16 yaşın altındaki Avustralyalı gençler artık Instagram, TikTok ve Facebook gibi bazı sosyal medya platformlarında hesap sahibi olamayacakları yeni gerçeklikle yüzleşmek zorundalar.
Bu cesur ve dünyada bir ilk olan deneyimin başarılı olup olmayacağını ancak zaman gösterecek. Buna rağmen, birçok ülke Avustralya'nın izinden gitmeyi şimdiden düşünüyor.
Ancak, gençlerin çevrimiçi güvenliğini sağlamak için farklı bir yaklaşım benimseyen başka ülkeler de var.
Yurtdışında neler olup bittiğine bir göz atalım.
Küresel bir hareket
Kasım ayında, Avrupa Parlamentosu 16 yaşın altındakiler için benzer bir sosyal medya yasağı çağrısında bulundu.

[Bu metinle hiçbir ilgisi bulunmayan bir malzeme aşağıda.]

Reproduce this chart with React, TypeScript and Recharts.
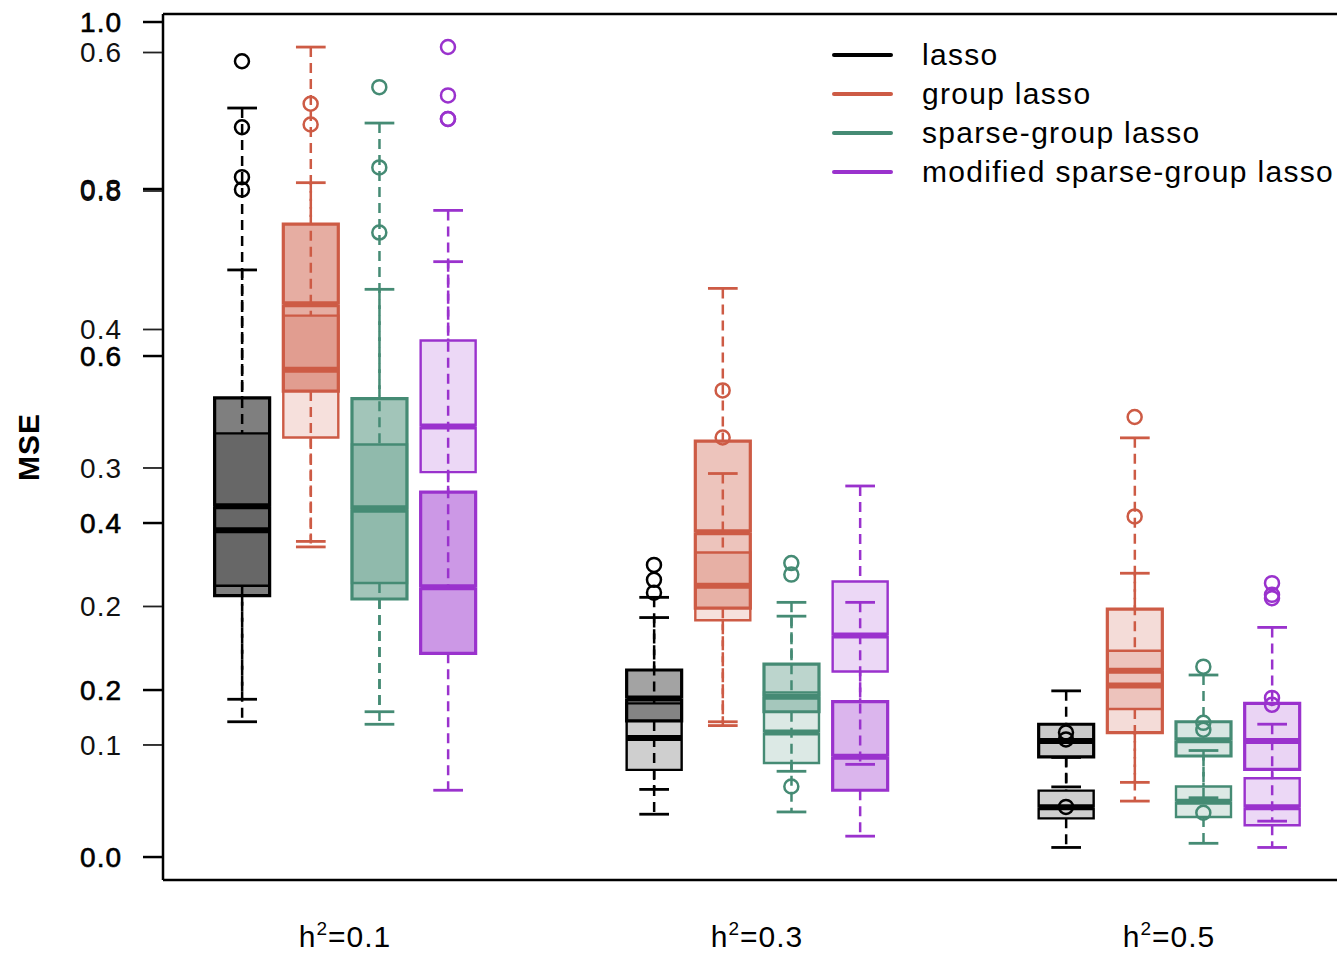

Avrupa Komisyonu Başkanı Ursula von der Leyen, Avustralya'nın kısıtlamalarını ve bunların “çocukların zayıflıklarını sömüren algoritmalar” olarak tanımladığı sorunu nasıl ele aldığını incelediğini ve ebeveynlerin “evlerini dolduran büyük teknoloji dalgası” karşısında kendilerini güçsüz hissettiklerini söyledi.
Ekim ayında Yeni Zelanda, sosyal medya platformlarındaki zararları en iyi şekilde nasıl ele alacağını incelemek üzere bir parlamento komitesinin çalışmalarının ardından, Avustralya'nınkine benzer bir yasa çıkaracağını duyurdu. Komitenin raporu 2026'nın başlarında yayınlanacak.
Pakistan ve Hindistan, teknoloji şirketlerinden içerik denetimi beklentilerinin yanı sıra, platform erişimi için ebeveyn onayı ve yaş doğrulaması gerektiren kurallar getirerek çocukların zararlı içeriğe maruz kalmasını azaltmayı hedefliyor.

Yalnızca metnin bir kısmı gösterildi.